Kein Wachstum ohne Fachkräfte: Demografische Entwicklung im Osten hemmt Wirtschaft
Doch ohne qualifizierte Fachkräfte kann der wirtschaftliche Ausbau im Osten nicht dauerhaft aufrechterhalten werden. Vor allem der Arbeitsmarkt in den Regionen der ehemaligen DDR kann nicht mit den erwarteten, wirtschaftlichen Entwicklungen standhalten – sondern kann sie letztendlich wieder hemmen. Obwohl sich die Arbeitslosenquote dem Regierungsbericht zufolge in den vergangenen zwei Jahrzehnten von 20 Prozent auf sieben Prozent verringert hat, stellt der starke Geburtenrückgang in den östlichen Regionen ein Hemmnis dar.

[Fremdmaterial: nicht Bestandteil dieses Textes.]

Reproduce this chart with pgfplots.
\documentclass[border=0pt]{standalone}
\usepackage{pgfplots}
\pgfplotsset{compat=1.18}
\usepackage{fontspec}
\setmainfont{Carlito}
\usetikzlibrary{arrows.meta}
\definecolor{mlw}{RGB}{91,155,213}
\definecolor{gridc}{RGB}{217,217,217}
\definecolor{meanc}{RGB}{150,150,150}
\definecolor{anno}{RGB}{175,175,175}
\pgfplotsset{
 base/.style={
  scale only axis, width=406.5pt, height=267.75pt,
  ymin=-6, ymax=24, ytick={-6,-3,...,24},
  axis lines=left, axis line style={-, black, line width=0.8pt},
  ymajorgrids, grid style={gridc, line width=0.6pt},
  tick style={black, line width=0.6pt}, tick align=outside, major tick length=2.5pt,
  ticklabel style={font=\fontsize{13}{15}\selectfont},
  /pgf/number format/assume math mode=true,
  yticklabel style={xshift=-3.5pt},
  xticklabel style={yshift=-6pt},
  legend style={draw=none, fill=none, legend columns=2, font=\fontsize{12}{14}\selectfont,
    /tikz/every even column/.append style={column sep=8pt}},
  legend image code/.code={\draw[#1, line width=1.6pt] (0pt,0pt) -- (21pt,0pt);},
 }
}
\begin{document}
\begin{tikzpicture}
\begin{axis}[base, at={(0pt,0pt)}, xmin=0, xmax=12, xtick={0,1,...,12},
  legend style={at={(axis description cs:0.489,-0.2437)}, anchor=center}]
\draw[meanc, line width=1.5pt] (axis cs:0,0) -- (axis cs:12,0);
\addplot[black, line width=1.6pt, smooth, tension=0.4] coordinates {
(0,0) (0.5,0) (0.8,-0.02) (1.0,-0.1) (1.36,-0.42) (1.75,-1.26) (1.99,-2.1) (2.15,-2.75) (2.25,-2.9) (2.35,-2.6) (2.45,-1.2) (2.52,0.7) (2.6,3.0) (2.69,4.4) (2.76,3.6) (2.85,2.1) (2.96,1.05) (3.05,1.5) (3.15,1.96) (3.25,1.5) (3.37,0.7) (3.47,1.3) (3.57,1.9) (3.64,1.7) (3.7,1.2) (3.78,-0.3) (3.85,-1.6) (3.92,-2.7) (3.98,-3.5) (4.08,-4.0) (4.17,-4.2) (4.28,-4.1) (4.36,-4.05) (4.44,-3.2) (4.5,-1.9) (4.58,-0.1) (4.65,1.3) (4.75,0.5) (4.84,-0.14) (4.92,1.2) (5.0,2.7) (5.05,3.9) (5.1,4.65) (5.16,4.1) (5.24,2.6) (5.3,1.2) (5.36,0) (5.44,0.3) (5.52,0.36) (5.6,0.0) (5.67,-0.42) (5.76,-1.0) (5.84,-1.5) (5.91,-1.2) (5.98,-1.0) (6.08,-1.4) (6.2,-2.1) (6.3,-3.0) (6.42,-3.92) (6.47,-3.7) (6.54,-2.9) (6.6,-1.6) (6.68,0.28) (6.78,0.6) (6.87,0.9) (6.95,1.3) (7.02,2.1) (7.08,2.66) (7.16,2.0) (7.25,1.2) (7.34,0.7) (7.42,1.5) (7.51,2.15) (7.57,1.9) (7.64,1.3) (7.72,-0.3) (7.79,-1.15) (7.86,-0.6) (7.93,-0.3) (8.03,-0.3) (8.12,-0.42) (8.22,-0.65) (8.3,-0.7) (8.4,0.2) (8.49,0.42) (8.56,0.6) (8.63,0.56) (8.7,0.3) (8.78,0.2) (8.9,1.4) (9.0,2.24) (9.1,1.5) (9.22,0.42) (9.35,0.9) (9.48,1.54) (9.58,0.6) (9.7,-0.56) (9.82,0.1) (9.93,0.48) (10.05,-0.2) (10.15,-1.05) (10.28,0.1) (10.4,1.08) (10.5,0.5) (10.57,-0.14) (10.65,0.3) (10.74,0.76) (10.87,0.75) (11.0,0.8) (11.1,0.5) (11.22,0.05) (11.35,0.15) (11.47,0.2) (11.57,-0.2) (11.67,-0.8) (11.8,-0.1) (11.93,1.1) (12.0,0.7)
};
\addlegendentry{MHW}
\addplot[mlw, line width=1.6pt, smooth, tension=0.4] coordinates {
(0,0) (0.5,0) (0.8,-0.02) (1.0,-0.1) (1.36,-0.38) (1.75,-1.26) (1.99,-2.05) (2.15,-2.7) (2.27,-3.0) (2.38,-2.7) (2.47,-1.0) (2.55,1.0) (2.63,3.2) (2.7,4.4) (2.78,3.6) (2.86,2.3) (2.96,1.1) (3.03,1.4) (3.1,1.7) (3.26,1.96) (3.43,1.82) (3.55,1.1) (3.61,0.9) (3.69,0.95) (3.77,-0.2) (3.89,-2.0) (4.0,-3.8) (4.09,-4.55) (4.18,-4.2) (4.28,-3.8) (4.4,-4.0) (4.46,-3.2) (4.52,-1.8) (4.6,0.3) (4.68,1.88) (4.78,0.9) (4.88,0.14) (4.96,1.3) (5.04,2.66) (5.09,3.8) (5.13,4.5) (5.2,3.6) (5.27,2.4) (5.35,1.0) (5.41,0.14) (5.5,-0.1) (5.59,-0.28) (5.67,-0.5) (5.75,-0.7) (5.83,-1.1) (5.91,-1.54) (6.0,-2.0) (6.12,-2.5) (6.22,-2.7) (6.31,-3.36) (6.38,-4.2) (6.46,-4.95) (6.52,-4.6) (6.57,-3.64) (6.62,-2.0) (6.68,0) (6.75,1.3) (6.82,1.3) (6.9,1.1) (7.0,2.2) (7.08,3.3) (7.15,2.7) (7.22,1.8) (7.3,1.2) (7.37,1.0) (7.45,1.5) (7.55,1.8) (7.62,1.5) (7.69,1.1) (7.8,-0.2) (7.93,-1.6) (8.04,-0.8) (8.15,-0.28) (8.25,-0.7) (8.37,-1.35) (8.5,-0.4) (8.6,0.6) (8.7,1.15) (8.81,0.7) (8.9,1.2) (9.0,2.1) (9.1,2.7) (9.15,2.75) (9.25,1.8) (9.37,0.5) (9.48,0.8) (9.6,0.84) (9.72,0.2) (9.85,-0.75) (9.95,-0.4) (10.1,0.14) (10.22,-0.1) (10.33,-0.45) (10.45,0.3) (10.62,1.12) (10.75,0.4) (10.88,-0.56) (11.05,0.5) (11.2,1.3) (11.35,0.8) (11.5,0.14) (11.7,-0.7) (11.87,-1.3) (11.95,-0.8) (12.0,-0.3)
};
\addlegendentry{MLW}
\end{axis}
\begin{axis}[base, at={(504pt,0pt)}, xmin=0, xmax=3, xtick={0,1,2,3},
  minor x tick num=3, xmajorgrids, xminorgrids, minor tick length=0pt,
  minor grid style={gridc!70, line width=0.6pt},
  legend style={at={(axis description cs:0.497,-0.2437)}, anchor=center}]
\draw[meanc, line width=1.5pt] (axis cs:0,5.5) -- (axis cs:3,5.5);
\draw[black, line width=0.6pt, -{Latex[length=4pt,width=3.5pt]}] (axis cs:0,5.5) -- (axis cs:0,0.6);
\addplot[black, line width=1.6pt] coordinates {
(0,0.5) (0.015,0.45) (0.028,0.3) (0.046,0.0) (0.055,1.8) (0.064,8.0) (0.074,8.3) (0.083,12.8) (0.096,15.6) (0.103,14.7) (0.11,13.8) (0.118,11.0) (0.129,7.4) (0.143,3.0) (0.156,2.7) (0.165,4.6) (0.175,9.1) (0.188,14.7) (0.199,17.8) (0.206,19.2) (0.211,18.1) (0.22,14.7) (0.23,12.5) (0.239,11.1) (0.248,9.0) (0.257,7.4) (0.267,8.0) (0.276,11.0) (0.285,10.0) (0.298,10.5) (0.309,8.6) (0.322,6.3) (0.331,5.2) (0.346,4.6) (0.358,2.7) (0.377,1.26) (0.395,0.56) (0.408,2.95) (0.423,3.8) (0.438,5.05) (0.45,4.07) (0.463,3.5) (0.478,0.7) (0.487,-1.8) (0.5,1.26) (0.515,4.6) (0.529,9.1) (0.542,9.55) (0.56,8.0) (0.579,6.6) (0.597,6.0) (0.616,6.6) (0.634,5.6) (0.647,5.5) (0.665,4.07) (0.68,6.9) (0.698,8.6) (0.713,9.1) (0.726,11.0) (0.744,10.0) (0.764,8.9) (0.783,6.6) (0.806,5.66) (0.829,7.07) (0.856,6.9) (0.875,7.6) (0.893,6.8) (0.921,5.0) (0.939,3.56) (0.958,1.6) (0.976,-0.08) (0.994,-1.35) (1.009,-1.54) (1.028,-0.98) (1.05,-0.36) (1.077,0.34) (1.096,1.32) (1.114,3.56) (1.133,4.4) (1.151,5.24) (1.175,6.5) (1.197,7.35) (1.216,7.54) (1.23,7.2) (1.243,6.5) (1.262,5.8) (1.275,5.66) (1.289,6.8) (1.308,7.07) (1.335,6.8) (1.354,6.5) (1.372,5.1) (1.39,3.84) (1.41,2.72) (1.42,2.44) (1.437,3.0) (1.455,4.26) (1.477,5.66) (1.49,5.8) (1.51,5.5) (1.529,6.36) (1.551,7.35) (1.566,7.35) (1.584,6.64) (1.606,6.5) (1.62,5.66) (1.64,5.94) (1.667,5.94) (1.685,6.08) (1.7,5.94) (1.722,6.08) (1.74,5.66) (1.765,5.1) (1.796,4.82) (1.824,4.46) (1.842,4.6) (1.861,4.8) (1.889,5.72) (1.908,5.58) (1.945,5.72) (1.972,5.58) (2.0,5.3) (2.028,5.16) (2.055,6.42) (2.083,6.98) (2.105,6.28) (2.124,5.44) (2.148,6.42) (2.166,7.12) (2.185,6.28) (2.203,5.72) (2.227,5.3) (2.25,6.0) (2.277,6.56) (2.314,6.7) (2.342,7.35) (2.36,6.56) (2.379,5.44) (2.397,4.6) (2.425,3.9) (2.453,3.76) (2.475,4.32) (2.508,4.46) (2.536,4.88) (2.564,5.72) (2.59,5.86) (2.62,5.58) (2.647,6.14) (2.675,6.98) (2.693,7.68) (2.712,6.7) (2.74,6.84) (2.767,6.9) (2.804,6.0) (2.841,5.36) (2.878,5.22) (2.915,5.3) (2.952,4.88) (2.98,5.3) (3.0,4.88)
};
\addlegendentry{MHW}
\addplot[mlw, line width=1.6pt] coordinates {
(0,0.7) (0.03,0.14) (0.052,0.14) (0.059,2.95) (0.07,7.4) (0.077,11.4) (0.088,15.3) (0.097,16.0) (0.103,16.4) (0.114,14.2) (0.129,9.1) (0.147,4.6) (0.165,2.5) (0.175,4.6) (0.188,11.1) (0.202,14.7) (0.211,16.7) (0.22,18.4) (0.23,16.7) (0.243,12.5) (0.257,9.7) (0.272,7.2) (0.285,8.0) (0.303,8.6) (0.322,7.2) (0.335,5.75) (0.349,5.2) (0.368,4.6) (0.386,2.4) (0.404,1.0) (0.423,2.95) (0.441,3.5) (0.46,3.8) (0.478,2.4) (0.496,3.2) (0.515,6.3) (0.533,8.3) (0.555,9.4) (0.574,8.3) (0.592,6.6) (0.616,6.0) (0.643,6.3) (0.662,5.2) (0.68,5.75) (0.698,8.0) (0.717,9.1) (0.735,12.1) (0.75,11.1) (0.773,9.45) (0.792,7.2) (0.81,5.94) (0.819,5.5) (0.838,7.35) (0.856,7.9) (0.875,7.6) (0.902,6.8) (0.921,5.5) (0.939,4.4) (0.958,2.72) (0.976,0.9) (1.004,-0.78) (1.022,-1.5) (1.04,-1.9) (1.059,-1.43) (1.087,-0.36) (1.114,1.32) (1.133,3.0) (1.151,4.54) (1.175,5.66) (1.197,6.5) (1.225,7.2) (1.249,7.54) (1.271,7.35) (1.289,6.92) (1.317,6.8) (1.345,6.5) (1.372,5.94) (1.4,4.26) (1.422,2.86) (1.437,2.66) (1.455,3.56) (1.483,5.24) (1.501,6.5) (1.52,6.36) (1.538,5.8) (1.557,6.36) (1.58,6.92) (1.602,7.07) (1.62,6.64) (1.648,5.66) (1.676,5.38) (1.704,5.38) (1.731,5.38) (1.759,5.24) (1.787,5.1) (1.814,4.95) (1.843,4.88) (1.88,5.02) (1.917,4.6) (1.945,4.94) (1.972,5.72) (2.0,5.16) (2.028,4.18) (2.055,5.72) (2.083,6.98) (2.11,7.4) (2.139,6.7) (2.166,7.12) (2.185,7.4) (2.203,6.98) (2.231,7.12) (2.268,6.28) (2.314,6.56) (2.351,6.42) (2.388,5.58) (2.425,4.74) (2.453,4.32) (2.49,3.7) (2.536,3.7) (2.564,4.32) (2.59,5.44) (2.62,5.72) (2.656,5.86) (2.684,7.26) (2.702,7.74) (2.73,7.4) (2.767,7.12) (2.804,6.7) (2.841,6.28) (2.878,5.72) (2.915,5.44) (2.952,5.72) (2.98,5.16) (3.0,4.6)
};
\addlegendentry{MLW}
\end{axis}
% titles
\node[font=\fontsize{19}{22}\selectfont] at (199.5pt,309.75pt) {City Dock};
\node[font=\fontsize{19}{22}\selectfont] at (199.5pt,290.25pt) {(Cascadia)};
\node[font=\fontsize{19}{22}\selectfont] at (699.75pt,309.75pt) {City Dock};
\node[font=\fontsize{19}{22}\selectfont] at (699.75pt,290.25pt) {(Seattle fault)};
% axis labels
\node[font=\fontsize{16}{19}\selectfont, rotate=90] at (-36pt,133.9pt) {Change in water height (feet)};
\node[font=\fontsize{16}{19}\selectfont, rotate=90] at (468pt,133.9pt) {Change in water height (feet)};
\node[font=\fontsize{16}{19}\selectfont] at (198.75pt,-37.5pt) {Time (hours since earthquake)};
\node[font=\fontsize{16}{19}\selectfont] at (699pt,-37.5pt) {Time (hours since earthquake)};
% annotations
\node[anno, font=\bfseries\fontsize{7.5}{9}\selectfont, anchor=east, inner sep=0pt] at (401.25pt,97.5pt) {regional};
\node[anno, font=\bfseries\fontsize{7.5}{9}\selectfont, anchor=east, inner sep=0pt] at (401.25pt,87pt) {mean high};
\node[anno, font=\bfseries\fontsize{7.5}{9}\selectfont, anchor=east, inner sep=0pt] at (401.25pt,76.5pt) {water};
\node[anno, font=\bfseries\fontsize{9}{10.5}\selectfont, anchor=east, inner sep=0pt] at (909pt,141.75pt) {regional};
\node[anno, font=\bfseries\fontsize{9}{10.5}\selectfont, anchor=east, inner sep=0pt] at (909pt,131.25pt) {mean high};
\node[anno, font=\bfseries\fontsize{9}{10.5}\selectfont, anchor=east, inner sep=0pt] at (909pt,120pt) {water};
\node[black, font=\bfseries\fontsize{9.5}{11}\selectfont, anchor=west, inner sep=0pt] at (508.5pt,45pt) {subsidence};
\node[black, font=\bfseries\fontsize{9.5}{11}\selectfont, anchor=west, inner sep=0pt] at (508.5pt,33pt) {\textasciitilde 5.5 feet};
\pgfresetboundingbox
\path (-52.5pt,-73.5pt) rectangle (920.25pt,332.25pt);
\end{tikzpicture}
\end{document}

Wie das Ifo-Institut weiter schreibt, fehlen nicht nur Arbeitskräfte, die Bevölkerung ist demnach auch stark überaltert. Junge Menschen neigen zum Wegzug in den Westen. Neue Fachkräfte, die die Wirtschaft unbedingt braucht, könnten durch das politische Klima zunehmend abgeschreckt werden. So sollen bis 2035 allein in Thüringen eine Viertelmillion Fach- und Arbeitskräfte fehlen.

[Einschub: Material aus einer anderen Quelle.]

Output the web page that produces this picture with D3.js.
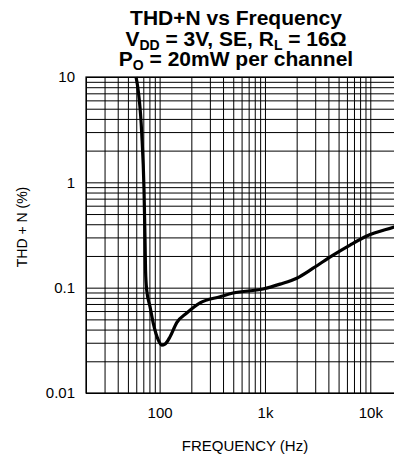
<!DOCTYPE html>
<html lang="en">
<head>
<meta charset="UTF-8">
<title>THD+N vs Frequency</title>
<script src="https://d3js.org/d3.v7.min.js"></script>
<style>
    body { margin: 0; background: #fff; }
    svg { display: block; font-family: "Liberation Sans", Arial, sans-serif; }
</style>
</head>
<body>
<div id="chart"></div>
<script>
    // curve (frequency in Hz, THD+N in %)
    const freq = [59.7, 67.6, 71.1, 72.7, 73.5, 75.4, 81.1, 87.1, 97.2, 104.7, 112.5, 125.6, 145.4, 180.9, 242, 375, 498, 960, 1391, 2005, 2864, 4435, 6427, 9270, 16830, 20000];
    const thd = [10, 2.94, 0.845, 0.283, 0.147, 0.0949, 0.0659, 0.0458, 0.0318, 0.0285, 0.0291, 0.0342, 0.0466, 0.0575, 0.0718, 0.082, 0.0889, 0.097, 0.108, 0.123, 0.153, 0.204, 0.254, 0.309, 0.376, 0.398];

    const xLabels = { 100: "100", 1000: "1k", 10000: "10k" };
    const yLabels = { 0.01: "0.01", 0.1: "0.1", 1: "1", 10: "10" };

    const width = 394, height = 459;
    const plotL = 86, plotR = 402, plotT = 77, plotB = 393;

    const svg = d3.select("#chart").append("svg")
        .attr("width", width)
        .attr("height", height);

    const x = d3.scaleLog().domain([20, 20000]).range([plotL, plotR]);
    const y = d3.scaleLog().domain([0.01, 10]).range([plotB, plotT]);

    // grid values 1..9 per decade
    const xGrid = [];
    for (let p = 10; p <= 10000; p *= 10)
        for (let k = 1; k <= 9; k++) {
            const v = k * p;
            if (v >= 20 && v <= 20000) xGrid.push(v);
        }
    const yGrid = [];
    for (let p = 0.01; p < 10; p *= 10)
        for (let k = 1; k <= 9; k++) yGrid.push(+(k * p).toPrecision(3));
    yGrid.push(10);

    const xAxis = svg.append("g")
        .attr("transform", `translate(0,${plotB})`)
        .call(d3.axisBottom(x).tickValues(xGrid).tickSize(-(plotB - plotT)).tickSizeOuter(0)
            .tickPadding(14).tickFormat(d => xLabels[d] || ""));

    const yAxis = svg.append("g")
        .attr("transform", `translate(${plotL},0)`)
        .call(d3.axisLeft(y).tickValues(yGrid).tickSize(-(plotR - plotL)).tickSizeOuter(0)
            .tickPadding(11).tickFormat(d => yLabels[d] || ""));

    [xAxis, yAxis].forEach(g => {
        g.select(".domain").remove();
        g.selectAll(".tick line").attr("stroke", "#000").attr("stroke-width", 1);
        g.selectAll(".tick text")
            .attr("fill", "#000")
            .style("font-family", "'Liberation Sans', Arial, sans-serif")
            .style("font-size", "15px");
    });

    // frame
    svg.append("rect")
        .attr("x", plotL).attr("y", plotT)
        .attr("width", plotR - plotL).attr("height", plotB - plotT)
        .attr("fill", "none").attr("stroke", "#000").attr("stroke-width", 1.2);

    // curve
    const line = d3.line()
        .x((d, i) => x(freq[i]))
        .y(d => y(d))
        .curve(d3.curveMonotoneX);

    svg.append("path")
        .datum(thd)
        .attr("d", line)
        .attr("fill", "none")
        .attr("stroke", "#000")
        .attr("stroke-width", 3.2)
        .attr("stroke-linejoin", "round");

    // title
    const title = svg.append("text")
        .attr("text-anchor", "middle")
        .style("font-weight", "bold")
        .style("font-size", "21px");
    title.append("tspan").attr("x", 236).attr("y", 25).text("THD+N vs Frequency");

    const t2 = title.append("tspan").attr("x", 236).attr("y", 45.5);
    t2.append("tspan").text("V");
    t2.append("tspan").attr("dy", 4).style("font-size", "14px").text("DD");
    t2.append("tspan").attr("dy", -4).text(" = 3V, SE, R");
    t2.append("tspan").attr("dy", 4).style("font-size", "14px").text("L");
    t2.append("tspan").attr("dy", -4).text(" = 16Ω");

    const t3 = title.append("tspan").attr("x", 236).attr("y", 66);
    t3.append("tspan").text("P");
    t3.append("tspan").attr("dy", 4).style("font-size", "14px").text("O");
    t3.append("tspan").attr("dy", -4).text(" = 20mW per channel");

    // axis titles
    svg.append("text")
        .attr("x", 245).attr("y", 451)
        .attr("text-anchor", "middle")
        .style("font-size", "15px")
        .text("FREQUENCY (Hz)");

    svg.append("text")
        .attr("transform", "translate(27,227) rotate(-90)")
        .attr("text-anchor", "middle")
        .style("font-size", "14px")
        .text("THD + N (%)");
</script>
</body>
</html>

„Bei unserer alternden Gesellschaft ist das die größte Herausforderung für die Wirtschaft überhaupt. Ohne Arbeitskräfte und Auszubildende aus dem In- und Ausland, ohne geregelte Zuwanderung werden sich die bisher erzielten wirtschaftlichen Erfolge in Thüringen nicht fortsetzen lassen“, kommentiere Geschäftsführerin des Straßen-, Tief- und Hochbauunternehmens Bauer Bauunternehmen in Walschleben.
Bedeutung von Wirtschaftspolitik steigt: AfD und BSW erstarken durch Ampel-Frust
Inflation, hohe Mieten und niedrige Renten zeichnen sich deutlich im politischen Klima Ostdeutschlands ab. SPD, Grüne und FDP haben mit den vergangenen Krisenjahren das Vertrauen der Wähler einbüßen müssen. Für die Bürger in den Regionen gewinnt die Wirtschaftspolitik zunehmend an Bedeutung.
Wie aus der repräsentativen Umfrage des Markt- und Sozialforschungsinstituts Insa im Auftrag von Familienunternehmen aus Sachsen und Thüringen hervorgeht, meinen 67 Prozent der befragten Bürger in Sachsen und 56 Prozent der Thüringer, dass das Thema Wirtschaftspolitik bei den Landtagswahlen eine „große bis sehr große Rolle“ spielt.
Mehr größere Unternehmen wünschten sich der Umfrage nach 68 Prozent der sächsischen und 73 Prozent der thüringischen Wähler. „AfD und BSW werden mit ihren Programmen jedoch sicher keine Unternehmen zu uns holen – schon gar keine größeren“, so Boos-John.